Two foster carers tell us how the right support and flexibility has made working and fostering possible for them

 

Becoming a foster carer does not have to mean giving up employment and that certainly hasn’t been the case for Darren and Fiona, who both work full time and foster school age children.

Fiona works for Brighton & Hove City Council and is supported to work flexible hours. “I can log in on my lap top at 7 o’clock at night, or at the weekend. I’m not set to a rigid 9-5 schedule.”

Darren works privately for a firm that also offers him the flexibility to work evenings and weekends.

For them, working is an important part of family life. “If we had our own children, we would work, so it’s important to us to be able to work and foster because we’ve both built up good careers. For children, it’s normal for them to see parents or foster parents go out to work.”

One of the biggest misconceptions about fostering is that you cannot work and foster and they admit that “for a long time that’s what stopped us coming forward as foster carers.”

But Darren’s rebuke to this is to ask. “I was amazed when I started asking my employer what was available; there was a range of options there including being able to work flexibly. You might be surprised so don’t be afraid to ask.”

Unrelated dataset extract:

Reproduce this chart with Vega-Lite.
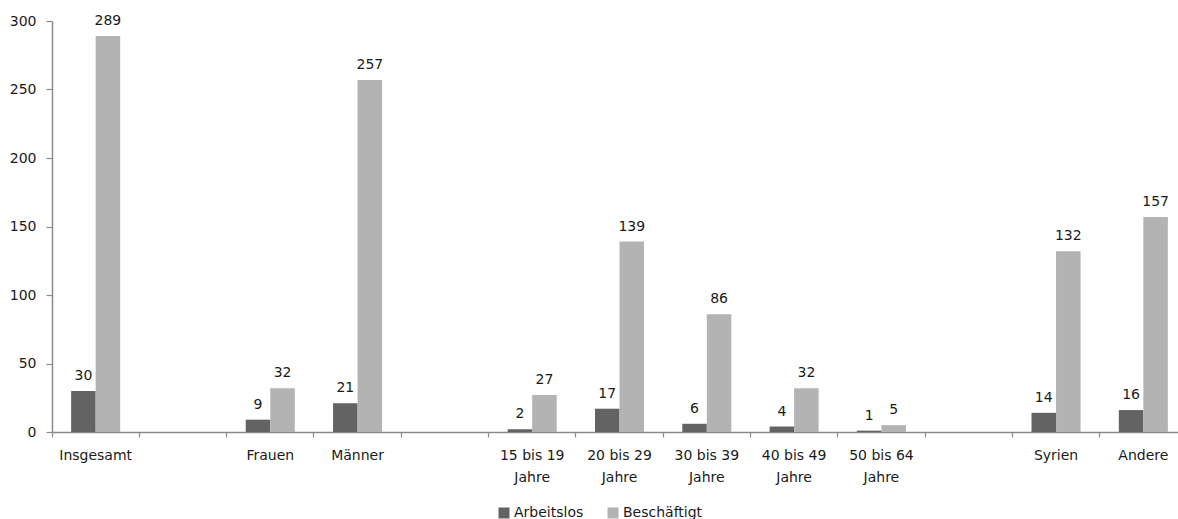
{
  "$schema": "https://vega.github.io/schema/vega-lite/v6.json",
  "autosize": "none",
  "width": 1135,
  "height": 411,
  "padding": {"left": 52, "top": 21, "right": 0, "bottom": 87},
  "background": "white",
  "config": {
    "view": {"stroke": null},
    "font": "DejaVu Sans",
    "axis": {"labelFont": "DejaVu Sans", "labelColor": "#1a1a1a", "labelFontSize": 14, "domainColor": "#8a8a8a", "tickColor": "#8a8a8a", "domainWidth": 1.5, "tickWidth": 1.2, "grid": false},
    "legend": {"labelFont": "DejaVu Sans", "labelFontSize": 14, "labelColor": "#1a1a1a"}
  },
  "data": {
    "values": [
      {"cat": "Insgesamt", "series": "Arbeitslos", "value": 30},
      {"cat": "Insgesamt", "series": "Beschäftigt", "value": 289},
      {"cat": "Frauen", "series": "Arbeitslos", "value": 9},
      {"cat": "Frauen", "series": "Beschäftigt", "value": 32},
      {"cat": "Männer", "series": "Arbeitslos", "value": 21},
      {"cat": "Männer", "series": "Beschäftigt", "value": 257},
      {"cat": "15 bis 19 Jahre", "series": "Arbeitslos", "value": 2},
      {"cat": "15 bis 19 Jahre", "series": "Beschäftigt", "value": 27},
      {"cat": "20 bis 29 Jahre", "series": "Arbeitslos", "value": 17},
      {"cat": "20 bis 29 Jahre", "series": "Beschäftigt", "value": 139},
      {"cat": "30 bis 39 Jahre", "series": "Arbeitslos", "value": 6},
      {"cat": "30 bis 39 Jahre", "series": "Beschäftigt", "value": 86},
      {"cat": "40 bis 49 Jahre", "series": "Arbeitslos", "value": 4},
      {"cat": "40 bis 49 Jahre", "series": "Beschäftigt", "value": 32},
      {"cat": "50 bis 64 Jahre", "series": "Arbeitslos", "value": 1},
      {"cat": "50 bis 64 Jahre", "series": "Beschäftigt", "value": 5},
      {"cat": "Syrien", "series": "Arbeitslos", "value": 14},
      {"cat": "Syrien", "series": "Beschäftigt", "value": 132},
      {"cat": "Andere", "series": "Arbeitslos", "value": 16},
      {"cat": "Andere", "series": "Beschäftigt", "value": 157}
    ]
  },
  "encoding": {
    "x": {
      "field": "cat",
      "type": "nominal",
      "title": null,
      "scale": {
        "domain": ["Insgesamt", "g1", "Frauen", "Männer", "g2", "15 bis 19 Jahre", "20 bis 29 Jahre", "30 bis 39 Jahre", "40 bis 49 Jahre", "50 bis 64 Jahre", "g3", "Syrien", "Andere"],
        "paddingInner": 0,
        "paddingOuter": 0
      },
      "axis": {
        "labelAngle": 0,
        "bandPosition": 0,
        "tickSize": 5,
        "labelPadding": 11,
        "labelLineHeight": 22,
        "labelExpr": "indexof(datum.value, 'Jahre') > 0 ? [replace(datum.value, ' Jahre', ''), 'Jahre'] : (length(datum.value) == 2 ? '' : datum.value)"
      }
    },
    "xOffset": {
      "field": "series",
      "type": "nominal",
      "scale": {"paddingInner": 0, "paddingOuter": 0.78}
    },
    "y": {
      "field": "value",
      "type": "quantitative",
      "title": null,
      "scale": {"domain": [0, 300], "nice": false},
      "axis": {"values": [0, 50, 100, 150, 200, 250, 300], "tickSize": 6, "labelPadding": 10}
    }
  },
  "layer": [
    {
      "mark": {"type": "bar"},
      "encoding": {
        "color": {
          "field": "series",
          "type": "nominal",
          "scale": {"domain": ["Arbeitslos", "Beschäftigt"], "range": ["#636363", "#b3b3b3"]},
          "legend": {
            "title": null,
            "orient": "none",
            "direction": "horizontal",
            "legendX": 445,
            "legendY": 485,
            "symbolType": "square",
            "symbolSize": 121,
            "labelOffset": 3,
            "columnPadding": 22
          }
        }
      }
    },
    {
      "mark": {"type": "text", "baseline": "bottom", "dy": -8, "fontSize": 14, "color": "#1a1a1a"},
      "encoding": {"text": {"field": "value", "type": "quantitative"}}
    }
  ]
}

As with any working family, juggling commitments and responsibilities is a challenge but Darren and Fiona handle it with careful forward planning “I will do the drop off and go into the office bit later. My husband will do the pick up and go into the office early. We work things around the school run. If I’ve got a meeting where I need to be in early, then we’ll switch around.”

It’s true that foster carers are expected to be available to care for children, support contact between a child and their family and to attend meetings, training and support groups, but flexible working hours make this possible for Darren and Fiona. “There are a lot of meetings that we have to attend. There are meetings at schools, meetings with social workers and meetings with health visitors. There are a lot of people involved who need to meet with the child and it seems to happen mostly between 9 and 5, Monday to Friday. So you need a job that’s flexible enough to mean you can attend those meetings. You need to know that if you need to leave at lunchtime to go to a meeting for 2 hours, you can make that time up another time.”

The training courses offered by Brighton & Hove will all occur locally between 10 and 2 which gives foster carers the opportunity to attend school drop-offs and pick-ups.

Fiona affirms that her decision to become a foster carer has been fully supported by Brighton & Hove City Council as her employer. “When I started I didn’t know about the amount of support that was there. Employees who are approved foster carers are given up to 5 days additional paid leave  for training purposes as well as additional discretionary leave for things like medical appointments and school holidays. There is a lot of support there.”

Darren and Fiona have been fostering for almost a year and have never looked back. Darren cautions “be mindful that there are challenges but they’re not insurmountable ones. There will be situations and you might find it tough but there’s always somebody at the end of the phone and somebody that you can speak to.

To those who are considering becoming a foster carer and want to maintain employment, his advice is to “go to the recruitment evening, talk to people, talk to other foster carers, talk to the staff. Go for it, don’t hold back and really it’s like a lot of things in life… you get out of it what you put in. It’s really incredibly rewarding, when you see a child come to you who might be timid, confused, afraid, actually growing in your care into a confident child."